==== GIVEN RECORDS
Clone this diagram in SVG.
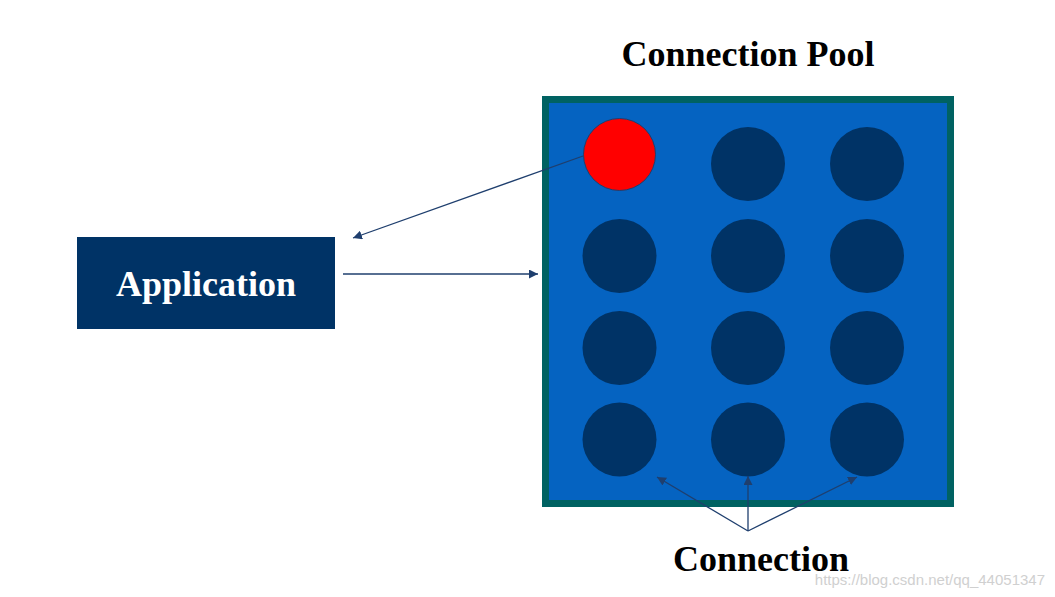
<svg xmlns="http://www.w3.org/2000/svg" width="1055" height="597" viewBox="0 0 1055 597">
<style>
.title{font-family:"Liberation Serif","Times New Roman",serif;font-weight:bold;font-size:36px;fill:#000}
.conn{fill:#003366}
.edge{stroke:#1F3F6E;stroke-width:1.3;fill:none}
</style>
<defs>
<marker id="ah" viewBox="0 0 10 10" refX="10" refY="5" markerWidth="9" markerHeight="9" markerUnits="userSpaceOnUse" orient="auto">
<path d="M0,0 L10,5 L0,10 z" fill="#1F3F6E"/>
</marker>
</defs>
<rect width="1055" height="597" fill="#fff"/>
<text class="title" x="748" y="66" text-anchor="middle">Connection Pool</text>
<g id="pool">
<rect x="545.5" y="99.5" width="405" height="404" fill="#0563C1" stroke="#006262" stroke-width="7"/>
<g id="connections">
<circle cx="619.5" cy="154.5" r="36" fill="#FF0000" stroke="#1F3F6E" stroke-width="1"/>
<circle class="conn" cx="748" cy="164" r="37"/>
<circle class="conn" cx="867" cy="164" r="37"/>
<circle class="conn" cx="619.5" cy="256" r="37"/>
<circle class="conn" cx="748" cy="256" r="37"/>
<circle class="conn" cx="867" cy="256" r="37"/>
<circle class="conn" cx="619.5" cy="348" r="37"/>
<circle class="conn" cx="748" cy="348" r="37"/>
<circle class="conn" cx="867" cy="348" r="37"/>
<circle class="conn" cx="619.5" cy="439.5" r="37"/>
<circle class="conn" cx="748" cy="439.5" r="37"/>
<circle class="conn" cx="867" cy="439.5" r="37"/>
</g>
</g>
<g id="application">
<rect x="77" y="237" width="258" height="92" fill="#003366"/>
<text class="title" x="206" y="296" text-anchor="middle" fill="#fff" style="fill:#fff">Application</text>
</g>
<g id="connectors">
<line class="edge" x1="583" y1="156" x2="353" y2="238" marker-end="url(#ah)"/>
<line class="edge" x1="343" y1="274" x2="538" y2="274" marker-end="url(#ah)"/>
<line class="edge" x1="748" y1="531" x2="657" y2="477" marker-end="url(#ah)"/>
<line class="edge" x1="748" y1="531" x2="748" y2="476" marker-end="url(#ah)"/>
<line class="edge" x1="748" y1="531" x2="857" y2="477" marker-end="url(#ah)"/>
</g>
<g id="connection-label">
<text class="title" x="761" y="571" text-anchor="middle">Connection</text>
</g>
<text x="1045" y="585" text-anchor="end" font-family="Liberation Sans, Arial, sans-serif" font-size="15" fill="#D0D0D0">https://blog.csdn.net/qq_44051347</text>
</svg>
========
==== GIVEN RECORDS
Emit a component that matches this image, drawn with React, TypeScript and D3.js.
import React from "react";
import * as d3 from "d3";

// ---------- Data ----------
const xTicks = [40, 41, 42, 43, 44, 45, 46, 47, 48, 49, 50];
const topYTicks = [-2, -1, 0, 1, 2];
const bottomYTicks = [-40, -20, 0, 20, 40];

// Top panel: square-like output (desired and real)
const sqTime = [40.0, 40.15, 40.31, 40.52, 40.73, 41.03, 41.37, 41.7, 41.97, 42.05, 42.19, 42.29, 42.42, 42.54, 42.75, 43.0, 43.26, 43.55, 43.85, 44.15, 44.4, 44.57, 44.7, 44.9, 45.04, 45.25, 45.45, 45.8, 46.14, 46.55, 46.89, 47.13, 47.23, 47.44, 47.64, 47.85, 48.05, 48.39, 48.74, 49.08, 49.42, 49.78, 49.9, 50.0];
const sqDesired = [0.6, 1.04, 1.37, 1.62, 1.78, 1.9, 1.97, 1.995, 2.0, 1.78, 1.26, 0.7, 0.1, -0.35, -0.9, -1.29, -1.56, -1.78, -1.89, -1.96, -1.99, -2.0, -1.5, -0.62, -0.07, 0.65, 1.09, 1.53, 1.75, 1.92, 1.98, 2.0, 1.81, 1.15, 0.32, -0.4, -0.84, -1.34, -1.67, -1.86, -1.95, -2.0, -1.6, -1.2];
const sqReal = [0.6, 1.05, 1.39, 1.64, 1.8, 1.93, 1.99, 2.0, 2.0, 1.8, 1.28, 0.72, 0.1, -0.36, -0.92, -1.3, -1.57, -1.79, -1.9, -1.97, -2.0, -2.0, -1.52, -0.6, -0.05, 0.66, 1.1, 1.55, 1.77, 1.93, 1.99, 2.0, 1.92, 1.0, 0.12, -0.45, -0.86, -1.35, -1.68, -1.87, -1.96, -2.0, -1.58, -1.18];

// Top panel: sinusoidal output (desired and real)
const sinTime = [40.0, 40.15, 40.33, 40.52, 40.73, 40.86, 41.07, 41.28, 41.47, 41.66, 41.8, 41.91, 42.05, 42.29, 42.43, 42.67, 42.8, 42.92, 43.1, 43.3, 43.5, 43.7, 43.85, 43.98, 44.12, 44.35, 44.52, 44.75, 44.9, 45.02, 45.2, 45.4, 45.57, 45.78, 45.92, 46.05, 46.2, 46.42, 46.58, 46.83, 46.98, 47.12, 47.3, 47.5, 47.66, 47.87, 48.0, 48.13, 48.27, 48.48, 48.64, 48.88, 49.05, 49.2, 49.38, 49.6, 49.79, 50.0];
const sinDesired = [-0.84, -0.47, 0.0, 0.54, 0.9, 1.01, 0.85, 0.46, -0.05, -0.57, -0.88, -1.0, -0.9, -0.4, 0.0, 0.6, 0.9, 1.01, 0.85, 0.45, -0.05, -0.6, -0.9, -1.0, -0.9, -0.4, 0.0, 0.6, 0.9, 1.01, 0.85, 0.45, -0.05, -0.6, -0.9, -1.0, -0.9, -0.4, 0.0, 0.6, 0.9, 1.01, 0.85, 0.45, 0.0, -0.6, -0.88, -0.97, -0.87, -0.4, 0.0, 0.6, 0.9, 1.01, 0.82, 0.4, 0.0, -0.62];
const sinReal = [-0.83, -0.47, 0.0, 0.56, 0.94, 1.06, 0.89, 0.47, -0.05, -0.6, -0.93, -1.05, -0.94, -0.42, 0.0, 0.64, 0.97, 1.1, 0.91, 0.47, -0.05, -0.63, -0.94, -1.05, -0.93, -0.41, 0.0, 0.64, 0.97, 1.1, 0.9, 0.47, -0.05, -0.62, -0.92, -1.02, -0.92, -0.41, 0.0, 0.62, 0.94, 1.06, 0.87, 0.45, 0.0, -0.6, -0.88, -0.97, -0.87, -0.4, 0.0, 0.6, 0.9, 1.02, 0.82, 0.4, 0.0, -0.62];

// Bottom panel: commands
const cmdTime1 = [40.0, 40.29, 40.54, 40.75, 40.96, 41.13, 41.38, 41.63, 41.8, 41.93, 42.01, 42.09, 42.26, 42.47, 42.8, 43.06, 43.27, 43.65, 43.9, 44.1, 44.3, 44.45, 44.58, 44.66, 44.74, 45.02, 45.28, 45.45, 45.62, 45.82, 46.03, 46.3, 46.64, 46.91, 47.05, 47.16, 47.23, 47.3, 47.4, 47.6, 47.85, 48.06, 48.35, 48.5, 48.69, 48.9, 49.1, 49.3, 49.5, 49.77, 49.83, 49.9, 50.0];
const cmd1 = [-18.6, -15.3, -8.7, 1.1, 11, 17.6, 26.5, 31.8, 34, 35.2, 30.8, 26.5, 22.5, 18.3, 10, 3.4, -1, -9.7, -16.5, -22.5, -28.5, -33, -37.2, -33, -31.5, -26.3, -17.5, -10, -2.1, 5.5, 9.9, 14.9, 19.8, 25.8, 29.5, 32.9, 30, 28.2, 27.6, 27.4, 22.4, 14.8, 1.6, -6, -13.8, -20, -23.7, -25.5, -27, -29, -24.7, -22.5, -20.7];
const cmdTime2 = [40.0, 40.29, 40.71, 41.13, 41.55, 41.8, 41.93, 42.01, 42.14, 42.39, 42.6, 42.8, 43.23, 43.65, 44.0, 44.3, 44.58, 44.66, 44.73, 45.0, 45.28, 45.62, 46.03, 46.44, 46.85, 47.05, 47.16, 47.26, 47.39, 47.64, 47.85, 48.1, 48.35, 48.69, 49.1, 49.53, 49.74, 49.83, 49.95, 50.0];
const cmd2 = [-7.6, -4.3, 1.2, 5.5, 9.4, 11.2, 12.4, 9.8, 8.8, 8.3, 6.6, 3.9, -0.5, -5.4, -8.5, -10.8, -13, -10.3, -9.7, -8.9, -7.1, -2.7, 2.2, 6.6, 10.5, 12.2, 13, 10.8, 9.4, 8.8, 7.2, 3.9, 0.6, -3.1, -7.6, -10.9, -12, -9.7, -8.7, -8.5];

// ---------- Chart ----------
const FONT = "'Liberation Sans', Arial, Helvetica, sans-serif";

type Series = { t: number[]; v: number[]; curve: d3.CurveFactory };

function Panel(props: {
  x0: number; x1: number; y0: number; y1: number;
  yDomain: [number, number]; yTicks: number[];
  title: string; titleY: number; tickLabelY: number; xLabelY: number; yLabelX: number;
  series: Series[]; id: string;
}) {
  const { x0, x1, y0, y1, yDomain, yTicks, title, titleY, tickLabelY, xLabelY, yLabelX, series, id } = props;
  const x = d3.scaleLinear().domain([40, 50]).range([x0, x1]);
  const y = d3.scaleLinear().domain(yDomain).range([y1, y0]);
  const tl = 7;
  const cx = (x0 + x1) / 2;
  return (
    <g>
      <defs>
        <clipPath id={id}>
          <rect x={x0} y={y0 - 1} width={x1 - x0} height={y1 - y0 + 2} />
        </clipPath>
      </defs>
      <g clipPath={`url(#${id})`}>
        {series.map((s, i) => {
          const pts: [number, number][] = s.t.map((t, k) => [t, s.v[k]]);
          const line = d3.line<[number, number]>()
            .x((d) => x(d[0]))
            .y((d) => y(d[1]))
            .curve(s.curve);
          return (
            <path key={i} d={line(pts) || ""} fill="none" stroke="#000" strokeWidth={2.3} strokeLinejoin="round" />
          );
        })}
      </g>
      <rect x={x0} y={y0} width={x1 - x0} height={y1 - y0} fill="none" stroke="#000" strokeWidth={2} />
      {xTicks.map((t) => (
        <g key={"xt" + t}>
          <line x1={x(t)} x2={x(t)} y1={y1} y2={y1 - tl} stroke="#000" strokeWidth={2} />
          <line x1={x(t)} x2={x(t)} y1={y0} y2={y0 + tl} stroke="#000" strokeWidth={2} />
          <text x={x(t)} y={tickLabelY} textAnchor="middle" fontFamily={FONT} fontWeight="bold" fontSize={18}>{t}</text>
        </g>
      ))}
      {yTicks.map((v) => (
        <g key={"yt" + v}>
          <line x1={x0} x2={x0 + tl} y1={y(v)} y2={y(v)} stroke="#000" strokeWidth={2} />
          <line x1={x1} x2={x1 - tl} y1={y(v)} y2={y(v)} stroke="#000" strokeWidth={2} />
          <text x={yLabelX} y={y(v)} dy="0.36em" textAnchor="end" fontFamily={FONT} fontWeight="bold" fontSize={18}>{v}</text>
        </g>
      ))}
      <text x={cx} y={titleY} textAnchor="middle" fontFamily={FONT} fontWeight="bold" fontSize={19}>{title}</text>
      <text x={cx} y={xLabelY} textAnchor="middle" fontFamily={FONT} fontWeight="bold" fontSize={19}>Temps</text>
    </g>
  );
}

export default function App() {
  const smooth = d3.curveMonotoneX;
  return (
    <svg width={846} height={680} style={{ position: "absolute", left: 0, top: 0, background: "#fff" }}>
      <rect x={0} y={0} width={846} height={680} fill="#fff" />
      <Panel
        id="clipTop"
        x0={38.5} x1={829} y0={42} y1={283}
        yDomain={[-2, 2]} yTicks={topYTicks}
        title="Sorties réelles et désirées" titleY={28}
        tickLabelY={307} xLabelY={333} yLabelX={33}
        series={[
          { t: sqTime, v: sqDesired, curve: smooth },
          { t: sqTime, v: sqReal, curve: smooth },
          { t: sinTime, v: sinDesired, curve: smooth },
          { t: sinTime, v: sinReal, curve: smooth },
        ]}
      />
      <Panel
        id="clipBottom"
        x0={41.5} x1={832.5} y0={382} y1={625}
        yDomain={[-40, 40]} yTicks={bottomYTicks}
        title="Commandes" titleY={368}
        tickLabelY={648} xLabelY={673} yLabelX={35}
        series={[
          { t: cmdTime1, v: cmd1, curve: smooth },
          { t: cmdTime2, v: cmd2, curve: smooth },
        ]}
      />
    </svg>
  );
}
========
## GOAL OF THE EXERCISE
Your task is to list each line of the records with the word "this".

## TASK RESPONSE
Clone this diagram in SVG.
Emit a component that matches this image, drawn with React, TypeScript and D3.js.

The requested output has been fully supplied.